Task objective:
Gather up all lines that carry the word "draws".

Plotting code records

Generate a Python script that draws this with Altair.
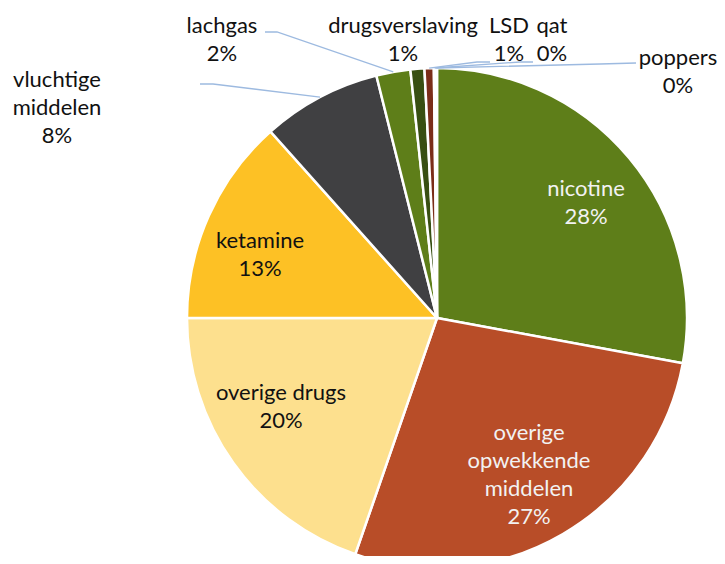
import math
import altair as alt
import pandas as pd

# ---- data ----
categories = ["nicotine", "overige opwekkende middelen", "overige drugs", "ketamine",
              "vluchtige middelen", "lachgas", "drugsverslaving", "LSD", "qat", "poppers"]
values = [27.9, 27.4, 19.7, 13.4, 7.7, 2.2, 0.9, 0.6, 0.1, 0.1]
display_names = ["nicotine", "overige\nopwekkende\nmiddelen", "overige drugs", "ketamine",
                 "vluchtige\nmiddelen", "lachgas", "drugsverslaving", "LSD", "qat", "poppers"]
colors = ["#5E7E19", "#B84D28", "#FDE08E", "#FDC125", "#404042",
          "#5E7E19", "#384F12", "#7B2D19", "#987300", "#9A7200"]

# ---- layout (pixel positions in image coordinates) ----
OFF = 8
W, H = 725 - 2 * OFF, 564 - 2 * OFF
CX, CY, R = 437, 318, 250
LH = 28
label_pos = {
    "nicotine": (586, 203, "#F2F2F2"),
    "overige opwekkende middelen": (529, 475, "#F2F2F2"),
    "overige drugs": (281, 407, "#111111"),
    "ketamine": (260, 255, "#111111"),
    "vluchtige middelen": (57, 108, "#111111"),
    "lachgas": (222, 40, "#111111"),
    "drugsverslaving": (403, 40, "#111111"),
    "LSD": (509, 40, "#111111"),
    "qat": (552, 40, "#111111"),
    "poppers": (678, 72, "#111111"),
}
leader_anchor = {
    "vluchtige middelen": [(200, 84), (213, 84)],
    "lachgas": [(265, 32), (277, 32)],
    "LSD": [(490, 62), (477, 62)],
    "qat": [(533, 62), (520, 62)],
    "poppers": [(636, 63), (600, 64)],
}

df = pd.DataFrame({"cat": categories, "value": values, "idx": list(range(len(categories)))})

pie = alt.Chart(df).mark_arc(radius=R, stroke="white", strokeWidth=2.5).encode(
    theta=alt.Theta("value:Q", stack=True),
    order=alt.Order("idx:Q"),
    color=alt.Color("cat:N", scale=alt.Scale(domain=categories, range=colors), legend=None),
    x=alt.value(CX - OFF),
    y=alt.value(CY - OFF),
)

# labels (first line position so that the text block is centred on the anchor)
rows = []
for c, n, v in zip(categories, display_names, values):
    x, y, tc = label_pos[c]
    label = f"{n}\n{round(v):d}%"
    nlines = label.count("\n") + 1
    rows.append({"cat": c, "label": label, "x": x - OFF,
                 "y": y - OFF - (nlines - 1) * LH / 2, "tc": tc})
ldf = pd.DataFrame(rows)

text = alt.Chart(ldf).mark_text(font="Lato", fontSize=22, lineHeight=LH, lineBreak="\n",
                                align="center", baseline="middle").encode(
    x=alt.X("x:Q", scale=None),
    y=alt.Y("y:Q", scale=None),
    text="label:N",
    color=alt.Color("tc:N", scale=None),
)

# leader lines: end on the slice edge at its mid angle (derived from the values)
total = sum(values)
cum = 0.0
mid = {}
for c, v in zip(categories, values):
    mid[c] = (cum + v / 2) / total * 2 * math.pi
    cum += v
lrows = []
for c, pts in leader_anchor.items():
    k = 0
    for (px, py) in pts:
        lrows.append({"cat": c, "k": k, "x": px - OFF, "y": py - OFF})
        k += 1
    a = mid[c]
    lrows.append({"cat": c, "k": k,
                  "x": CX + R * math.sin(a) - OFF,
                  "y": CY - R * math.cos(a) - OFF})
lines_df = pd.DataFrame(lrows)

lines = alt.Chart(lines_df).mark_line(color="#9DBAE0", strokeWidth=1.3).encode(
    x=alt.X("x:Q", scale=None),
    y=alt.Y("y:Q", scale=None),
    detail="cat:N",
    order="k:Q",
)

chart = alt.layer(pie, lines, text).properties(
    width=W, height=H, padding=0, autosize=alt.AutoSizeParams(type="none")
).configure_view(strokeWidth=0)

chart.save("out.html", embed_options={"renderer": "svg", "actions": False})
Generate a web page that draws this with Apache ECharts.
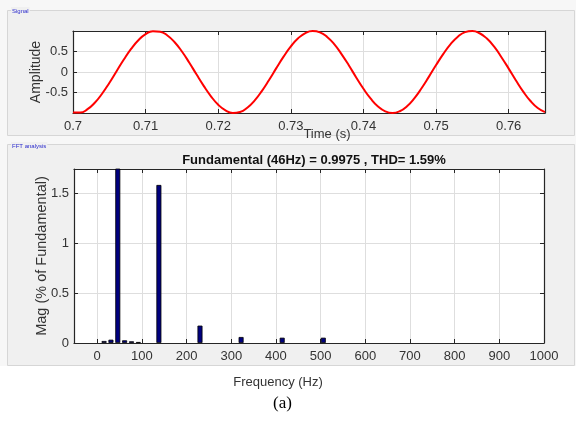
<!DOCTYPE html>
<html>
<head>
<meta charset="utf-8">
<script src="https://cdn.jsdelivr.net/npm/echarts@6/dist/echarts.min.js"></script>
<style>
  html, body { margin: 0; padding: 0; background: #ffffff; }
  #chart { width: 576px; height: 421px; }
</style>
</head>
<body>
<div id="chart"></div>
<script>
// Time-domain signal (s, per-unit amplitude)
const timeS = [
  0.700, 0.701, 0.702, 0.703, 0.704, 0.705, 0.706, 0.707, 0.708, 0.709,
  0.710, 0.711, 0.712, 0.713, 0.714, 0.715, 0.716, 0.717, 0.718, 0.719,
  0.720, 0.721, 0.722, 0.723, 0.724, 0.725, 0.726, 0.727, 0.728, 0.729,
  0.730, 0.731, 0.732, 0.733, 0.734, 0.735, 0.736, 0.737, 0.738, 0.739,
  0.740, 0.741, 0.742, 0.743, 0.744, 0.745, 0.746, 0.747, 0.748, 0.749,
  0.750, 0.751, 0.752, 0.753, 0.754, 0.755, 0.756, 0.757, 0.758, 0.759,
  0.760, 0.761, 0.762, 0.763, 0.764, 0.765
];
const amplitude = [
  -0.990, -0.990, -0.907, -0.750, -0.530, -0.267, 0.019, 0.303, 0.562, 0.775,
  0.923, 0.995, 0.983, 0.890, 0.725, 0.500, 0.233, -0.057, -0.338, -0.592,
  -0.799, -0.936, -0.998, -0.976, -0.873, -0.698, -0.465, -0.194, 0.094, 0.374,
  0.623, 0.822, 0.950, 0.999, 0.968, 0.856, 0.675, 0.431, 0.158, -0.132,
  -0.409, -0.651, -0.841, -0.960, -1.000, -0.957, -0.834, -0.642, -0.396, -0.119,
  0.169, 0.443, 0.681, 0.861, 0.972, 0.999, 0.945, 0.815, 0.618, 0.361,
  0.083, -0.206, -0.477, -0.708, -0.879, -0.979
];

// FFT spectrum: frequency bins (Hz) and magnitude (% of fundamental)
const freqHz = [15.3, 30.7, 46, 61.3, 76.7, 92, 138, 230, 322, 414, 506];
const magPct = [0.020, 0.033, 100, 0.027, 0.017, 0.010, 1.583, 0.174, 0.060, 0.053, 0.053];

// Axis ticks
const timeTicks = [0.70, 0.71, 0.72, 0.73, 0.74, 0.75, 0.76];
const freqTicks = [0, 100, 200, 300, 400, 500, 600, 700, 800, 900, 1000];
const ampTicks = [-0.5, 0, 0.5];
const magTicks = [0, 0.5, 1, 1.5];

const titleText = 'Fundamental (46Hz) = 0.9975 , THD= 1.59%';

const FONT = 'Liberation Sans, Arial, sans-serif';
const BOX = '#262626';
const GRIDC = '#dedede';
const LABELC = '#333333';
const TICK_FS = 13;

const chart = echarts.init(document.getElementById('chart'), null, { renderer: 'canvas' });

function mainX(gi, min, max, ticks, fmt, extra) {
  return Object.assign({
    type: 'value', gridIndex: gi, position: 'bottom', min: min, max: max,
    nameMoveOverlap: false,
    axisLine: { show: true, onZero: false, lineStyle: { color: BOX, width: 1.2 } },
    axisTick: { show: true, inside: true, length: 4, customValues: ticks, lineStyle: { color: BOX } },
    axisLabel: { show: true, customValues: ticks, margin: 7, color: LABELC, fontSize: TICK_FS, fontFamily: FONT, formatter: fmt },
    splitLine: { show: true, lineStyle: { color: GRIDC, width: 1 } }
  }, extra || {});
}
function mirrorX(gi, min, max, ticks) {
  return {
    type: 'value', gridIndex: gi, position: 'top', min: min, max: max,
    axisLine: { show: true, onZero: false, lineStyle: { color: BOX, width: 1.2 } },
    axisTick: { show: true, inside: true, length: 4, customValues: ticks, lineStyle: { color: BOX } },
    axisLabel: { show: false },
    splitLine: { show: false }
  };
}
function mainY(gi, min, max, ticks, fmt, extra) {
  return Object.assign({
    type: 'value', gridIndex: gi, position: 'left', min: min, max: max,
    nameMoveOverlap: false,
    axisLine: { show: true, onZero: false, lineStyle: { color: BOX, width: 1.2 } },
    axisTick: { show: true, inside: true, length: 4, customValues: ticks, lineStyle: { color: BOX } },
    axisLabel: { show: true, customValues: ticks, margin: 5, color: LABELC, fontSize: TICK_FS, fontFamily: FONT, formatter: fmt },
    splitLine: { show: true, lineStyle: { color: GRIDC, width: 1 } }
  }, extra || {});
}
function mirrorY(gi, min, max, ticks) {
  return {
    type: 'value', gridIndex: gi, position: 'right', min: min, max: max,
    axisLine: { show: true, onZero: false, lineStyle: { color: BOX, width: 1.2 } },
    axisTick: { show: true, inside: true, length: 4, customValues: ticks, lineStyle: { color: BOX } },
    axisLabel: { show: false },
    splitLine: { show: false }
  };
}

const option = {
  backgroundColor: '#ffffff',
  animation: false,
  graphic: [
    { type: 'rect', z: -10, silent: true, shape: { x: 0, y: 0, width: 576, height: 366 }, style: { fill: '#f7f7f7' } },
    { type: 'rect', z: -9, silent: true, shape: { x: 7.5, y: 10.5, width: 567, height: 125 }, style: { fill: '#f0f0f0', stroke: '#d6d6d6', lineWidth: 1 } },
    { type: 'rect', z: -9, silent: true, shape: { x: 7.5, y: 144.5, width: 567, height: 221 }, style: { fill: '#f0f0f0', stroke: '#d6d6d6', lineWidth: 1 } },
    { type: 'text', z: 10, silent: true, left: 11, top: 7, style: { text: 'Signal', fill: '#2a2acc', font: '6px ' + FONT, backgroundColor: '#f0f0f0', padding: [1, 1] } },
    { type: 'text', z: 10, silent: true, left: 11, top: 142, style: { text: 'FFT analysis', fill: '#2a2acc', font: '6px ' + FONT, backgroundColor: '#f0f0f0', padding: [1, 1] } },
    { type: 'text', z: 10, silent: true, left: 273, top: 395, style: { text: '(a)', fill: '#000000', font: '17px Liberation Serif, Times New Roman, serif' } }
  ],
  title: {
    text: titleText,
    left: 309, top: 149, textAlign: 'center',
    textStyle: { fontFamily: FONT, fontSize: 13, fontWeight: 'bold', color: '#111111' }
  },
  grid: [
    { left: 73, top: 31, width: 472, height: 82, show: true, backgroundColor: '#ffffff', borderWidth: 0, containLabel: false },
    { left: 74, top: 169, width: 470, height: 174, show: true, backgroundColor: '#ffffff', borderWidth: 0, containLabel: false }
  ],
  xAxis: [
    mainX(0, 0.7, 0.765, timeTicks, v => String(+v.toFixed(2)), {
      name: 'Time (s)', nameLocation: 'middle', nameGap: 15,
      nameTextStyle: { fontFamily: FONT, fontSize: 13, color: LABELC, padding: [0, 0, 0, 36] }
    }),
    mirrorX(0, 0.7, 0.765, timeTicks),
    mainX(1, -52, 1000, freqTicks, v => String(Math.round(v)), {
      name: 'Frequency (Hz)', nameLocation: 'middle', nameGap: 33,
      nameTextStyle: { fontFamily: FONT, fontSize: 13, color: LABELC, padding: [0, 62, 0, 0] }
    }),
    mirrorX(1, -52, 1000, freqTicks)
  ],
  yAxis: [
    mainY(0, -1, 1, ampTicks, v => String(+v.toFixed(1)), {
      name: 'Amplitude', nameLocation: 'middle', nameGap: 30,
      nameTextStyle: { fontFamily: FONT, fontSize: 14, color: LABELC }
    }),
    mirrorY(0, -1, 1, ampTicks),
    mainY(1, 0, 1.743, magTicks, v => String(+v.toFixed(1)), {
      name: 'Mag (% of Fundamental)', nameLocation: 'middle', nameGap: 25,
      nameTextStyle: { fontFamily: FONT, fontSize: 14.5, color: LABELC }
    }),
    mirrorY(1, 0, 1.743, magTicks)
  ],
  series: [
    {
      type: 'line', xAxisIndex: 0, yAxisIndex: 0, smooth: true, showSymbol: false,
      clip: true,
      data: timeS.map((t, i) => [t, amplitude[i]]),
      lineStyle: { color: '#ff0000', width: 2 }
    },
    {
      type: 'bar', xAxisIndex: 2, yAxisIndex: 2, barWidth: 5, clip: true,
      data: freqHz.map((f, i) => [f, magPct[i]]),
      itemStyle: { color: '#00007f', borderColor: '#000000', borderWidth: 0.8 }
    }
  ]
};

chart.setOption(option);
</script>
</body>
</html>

Full output:
Generate a Python script that draws this with Altair.
Generate a web page that draws this with Apache ECharts.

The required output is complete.